Landau told the Courier Post (via Coming Soon), prompted by a similar quote that Sigourney Weaver made over the summer about there being three sequels, that "We [are] doing two back-to-back, but not a third." As to when these movies are shooting (and when they'll be released), Landau didn't say. Originally production was supposed to start next month, but that's clearly not happening with "Avatar 2" not slated to arrive until 2015 at the earliest.

And where does this leave James Cameron's World of Avatar, the working title for the entire "land" that will be devoted to the film at Disney's Animal Kingdom theme park in Florida? Well, that is even trickier. Tom Staggs, Chairman of Walt Disney Parks and Resorts, announced the "Avatar" expansion around this time last year. Since then we've heard very, very little, beyond quiet rumblings that construction would begin in 2013 and be completed between four to five years later, a kind of late-in-the-game answer to Universal Studio's phenomenally popular "land" at Islands of Adventure, the Wizarding World of Harry Potter.
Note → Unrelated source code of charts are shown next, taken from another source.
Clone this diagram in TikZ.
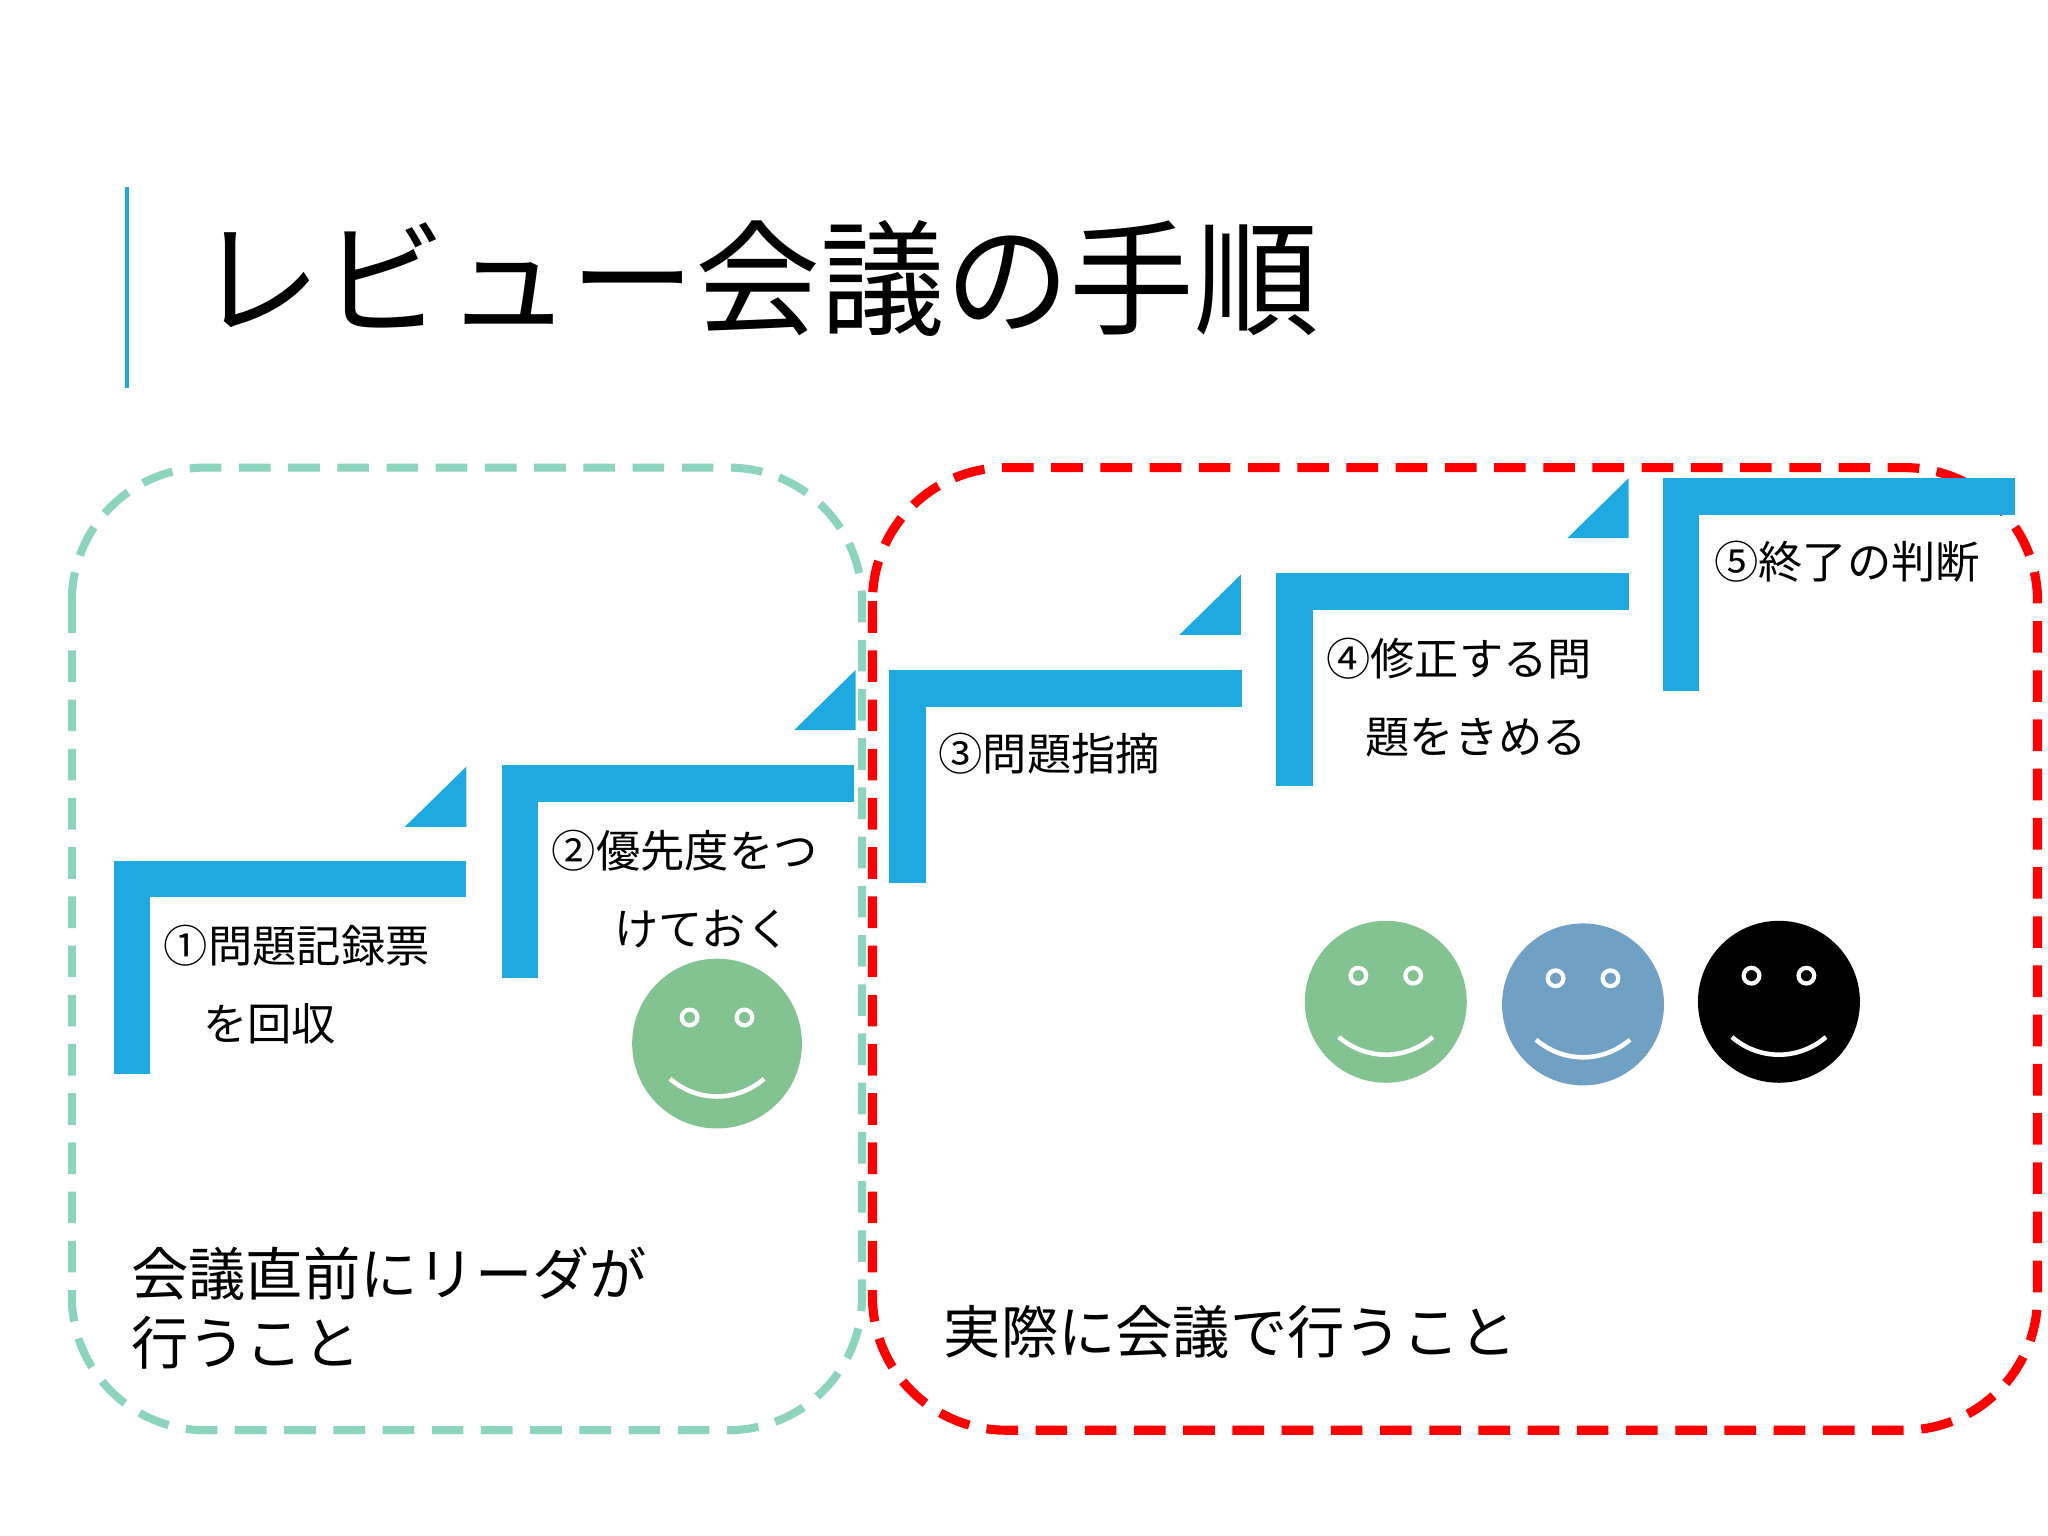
\documentclass[tikz,border=0pt]{standalone}
\usepackage{fontspec}
\setmainfont{Noto Sans CJK JP}
\definecolor{stepblue}{RGB}{30,170,225}
\definecolor{grnline}{RGB}{140,212,190}
\definecolor{facegreen}{RGB}{130,195,145}
\definecolor{faceblue}{RGB}{112,160,195}
\begin{document}
\begin{tikzpicture}[x=0.013061cm,y=-0.013061cm,
  steptxt/.style={anchor=west,inner sep=0,font=\fontsize{12.6pt}{14pt}\selectfont},
  bigtxt/.style={anchor=west,inner sep=0,font=\fontsize{16.3pt}{18pt}\selectfont},
  stair/.style={fill=stepblue},
  eye/.style={draw=white,line width=1.2pt},
  smile/.style={draw=white,line width=1.3pt}]
\useasboundingbox (0,0) rectangle (1568,1176);
\fill[white] (0,0) rectangle (1568,1176);
% title
\draw[stepblue,line width=1.2pt] (97,143) -- (97,297);
\node[anchor=west,inner sep=0,font=\fontsize{35.5pt}{40pt}\selectfont] (title) at (150,213) {レビュー会議の手順};
% frames
\draw[grnline,line width=2.3pt,dash pattern=on 9pt off 5pt,rounded corners=38pt] (55,358) rectangle (660,1095);
\draw[red,line width=2.6pt,dash pattern=on 9pt off 5pt,rounded corners=38pt] (668,358) rectangle (1560,1095);
% stairs
\foreach \x/\y in {87/659,384/586,681/513,977/439,1273/366}{
  \fill[stair] (\x,\y) rectangle ++(28,163);
  \fill[stair] (\x,\y) rectangle ++(270,28);
}
\foreach \x/\y in {357/587,655/513,950/440,1247/366}{
  \fill[stair] (\x,\y) -- (\x,\y+46) -- (\x-47,\y+46) -- cycle;
}
% texts
\node[steptxt] (t1a) at (125,724) {①問題記録票};
\node[steptxt] (t1b) at (155,784) {を回収};
\node[steptxt] (t2a) at (422,651) {②優先度をつ};
\node[steptxt] (t2b) at (470,711) {けておく};
\node[steptxt] (t3) at (718,577) {③問題指摘};
\node[steptxt] (t4a) at (1015,504) {④修正する問};
\node[steptxt] (t4b) at (1045,565) {題をきめる};
\node[steptxt] (t5) at (1312,430) {⑤終了の判断};
\node[bigtxt] (b1) at (100,975) {会議直前にリーダが};
\node[bigtxt] (b2) at (100,1028) {行うこと};
\node[bigtxt] (b3) at (722,1020) {実際に会議で行うこと};
% faces
\foreach \cx/\cy/\r/\c in {549/799/65/facegreen,1061/767/62/facegreen,1212/769/62/faceblue,1362/767/62/black}{
  \fill[\c] (\cx,\cy) circle (\r);
  \draw[eye] (\cx-21,\cy-20) circle (6);
  \draw[eye] (\cx+21,\cy-20) circle (6);
  \draw[smile] (\cx-36,\cy+27) .. controls (\cx-15,\cy+45) and (\cx+15,\cy+45) .. (\cx+36,\cy+27);
}
\end{tikzpicture}
\end{document}
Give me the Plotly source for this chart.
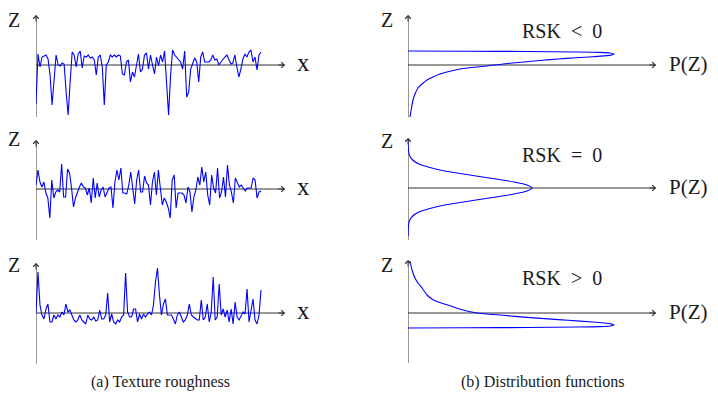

By this time we should have seen some kind of conceptual drawings or rough estimates in terms of when certain stages of the land should open. So far we have seen absolutely nothing, beside vague reports (again, from the New York Times) about a flight simulator component to the land and the recent admission from Imagineering Vice President of Project Management Jim Kearns that the "Avatar" project is his next assignment. Supposedly Cameron is not the easiest dude to work with and that, when frustrated by Imagineering and what he considers to be their lack of progress, he simply walks away and, say, stashes himself at the bottom of the ocean. That must make for a fractured and unwieldy work process for the Imagineers on the project – a kind of stop-and-go rhythm that's harder to wrangle than one of those flying dragons.

In other words: when it comes to movies or theme parks, everything moves slower on Pandora.